▸ **Given instruction**: Write out the entire listing below exactly, with the pictures left out.

**** Provided material

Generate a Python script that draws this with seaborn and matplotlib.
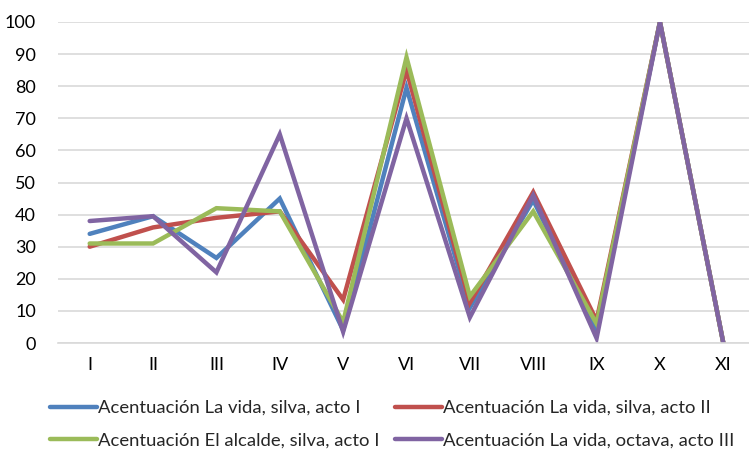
import matplotlib
matplotlib.use("Agg")
import matplotlib.pyplot as plt
import seaborn as sns
import pandas as pd

categories = ["I", "II", "III", "IV", "V", "VI", "VII", "VIII", "IX", "X", "XI"]
vida_silva_I = [34, 39.5, 26.5, 45, 4, 79.5, 11, 44.5, 4, 100, 0]
vida_silva_II = [30, 36, 39, 41, 13.5, 85, 12.5, 47, 7, 100, 0]
alcalde_silva_I = [31, 31, 42, 41, 6.5, 89, 14.5, 41, 6, 100, 0]
vida_octava_III = [38, 39.5, 22, 65, 3.5, 70, 8, 46, 1.5, 100, 0]

series_names = [
    "Acentuación La vida, silva, acto I",
    "Acentuación La vida, silva, acto II",
    "Acentuación El alcalde, silva, acto I",
    "Acentuación La vida, octava, acto III",
]
colors = ["#4F81BD", "#C0504D", "#9BBB59", "#8064A2"]

rows = []
for name, vals in zip(series_names, [vida_silva_I, vida_silva_II, alcalde_silva_I, vida_octava_III]):
    for i, (c, v) in enumerate(zip(categories, vals)):
        rows.append({"pos": i, "cat": c, "value": v, "serie": name})
df = pd.DataFrame(rows)

sns.set_theme(style="white")
plt.rcParams["font.family"] = ["Lato", "DejaVu Sans"]

fig = plt.figure(figsize=(7.49, 4.5), dpi=100)
ax = fig.add_axes([58 / 749, 1 - 343 / 450, 697 / 749, 321 / 450])

sns.lineplot(data=df, x="pos", y="value", hue="serie", palette=colors,
             hue_order=series_names, linewidth=3.2, ax=ax, legend=True)
for ln in ax.get_lines():
    ln.set_solid_joinstyle("miter")

ax.set_xlim(-0.5, len(categories) - 0.5)
ax.set_ylim(0, 100)
ax.set_yticks(range(0, 101, 10))
ax.set_xticks(range(len(categories)))
ax.set_xticklabels(categories)
ax.yaxis.grid(True, color="#D9D9D9", linewidth=1.2)
ax.set_axisbelow(True)
for s in ["top", "right", "left"]:
    ax.spines[s].set_visible(False)
ax.spines["bottom"].set_color("#D9D9D9")
ax.spines["bottom"].set_linewidth(1.2)
ax.tick_params(axis="both", length=0, labelsize=13, colors="#000000")
ax.tick_params(axis="y", pad=16)
ax.tick_params(axis="x", pad=10)
ax.set_xlabel("")
ax.set_ylabel("")

handles, labels = ax.get_legend_handles_labels()
order = [0, 2, 1, 3]
ax.legend([handles[i] for i in order], [labels[i] for i in order], ncol=2, loc="upper left",
          bbox_to_anchor=(50 / 749, 1 - 400 / 450),
          bbox_transform=fig.transFigure, frameon=False, fontsize=13.3,
          handlelength=2.55, handletextpad=0.05, columnspacing=0.85, labelspacing=0.88,
          borderaxespad=0, borderpad=0)

fig.savefig("out.png", dpi=100)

********

▸ **Response to the exercise**:
Generate a Python script that draws this with seaborn and matplotlib.
import matplotlib
matplotlib.use("Agg")
import matplotlib.pyplot as plt
import seaborn as sns
import pandas as pd

categories = ["I", "II", "III", "IV", "V", "VI", "VII", "VIII", "IX", "X", "XI"]
vida_silva_I = [34, 39.5, 26.5, 45, 4, 79.5, 11, 44.5, 4, 100, 0]
vida_silva_II = [30, 36, 39, 41, 13.5, 85, 12.5, 47, 7, 100, 0]
alcalde_silva_I = [31, 31, 42, 41, 6.5, 89, 14.5, 41, 6, 100, 0]
vida_octava_III = [38, 39.5, 22, 65, 3.5, 70, 8, 46, 1.5, 100, 0]

series_names = [
    "Acentuación La vida, silva, acto I",
    "Acentuación La vida, silva, acto II",
    "Acentuación El alcalde, silva, acto I",
    "Acentuación La vida, octava, acto III",
]
colors = ["#4F81BD", "#C0504D", "#9BBB59", "#8064A2"]

rows = []
for name, vals in zip(series_names, [vida_silva_I, vida_silva_II, alcalde_silva_I, vida_octava_III]):
    for i, (c, v) in enumerate(zip(categories, vals)):
        rows.append({"pos": i, "cat": c, "value": v, "serie": name})
df = pd.DataFrame(rows)

sns.set_theme(style="white")
plt.rcParams["font.family"] = ["Lato", "DejaVu Sans"]

fig = plt.figure(figsize=(7.49, 4.5), dpi=100)
ax = fig.add_axes([58 / 749, 1 - 343 / 450, 697 / 749, 321 / 450])

sns.lineplot(data=df, x="pos", y="value", hue="serie", palette=colors,
             hue_order=series_names, linewidth=3.2, ax=ax, legend=True)
for ln in ax.get_lines():
    ln.set_solid_joinstyle("miter")

ax.set_xlim(-0.5, len(categories) - 0.5)
ax.set_ylim(0, 100)
ax.set_yticks(range(0, 101, 10))
ax.set_xticks(range(len(categories)))
ax.set_xticklabels(categories)
ax.yaxis.grid(True, color="#D9D9D9", linewidth=1.2)
ax.set_axisbelow(True)
for s in ["top", "right", "left"]:
    ax.spines[s].set_visible(False)
ax.spines["bottom"].set_color("#D9D9D9")
ax.spines["bottom"].set_linewidth(1.2)
ax.tick_params(axis="both", length=0, labelsize=13, colors="#000000")
ax.tick_params(axis="y", pad=16)
ax.tick_params(axis="x", pad=10)
ax.set_xlabel("")
ax.set_ylabel("")

handles, labels = ax.get_legend_handles_labels()
order = [0, 2, 1, 3]
ax.legend([handles[i] for i in order], [labels[i] for i in order], ncol=2, loc="upper left",
          bbox_to_anchor=(50 / 749, 1 - 400 / 450),
          bbox_transform=fig.transFigure, frameon=False, fontsize=13.3,
          handlelength=2.55, handletextpad=0.05, columnspacing=0.85, labelspacing=0.88,
          borderaxespad=0, borderpad=0)

fig.savefig("out.png", dpi=100)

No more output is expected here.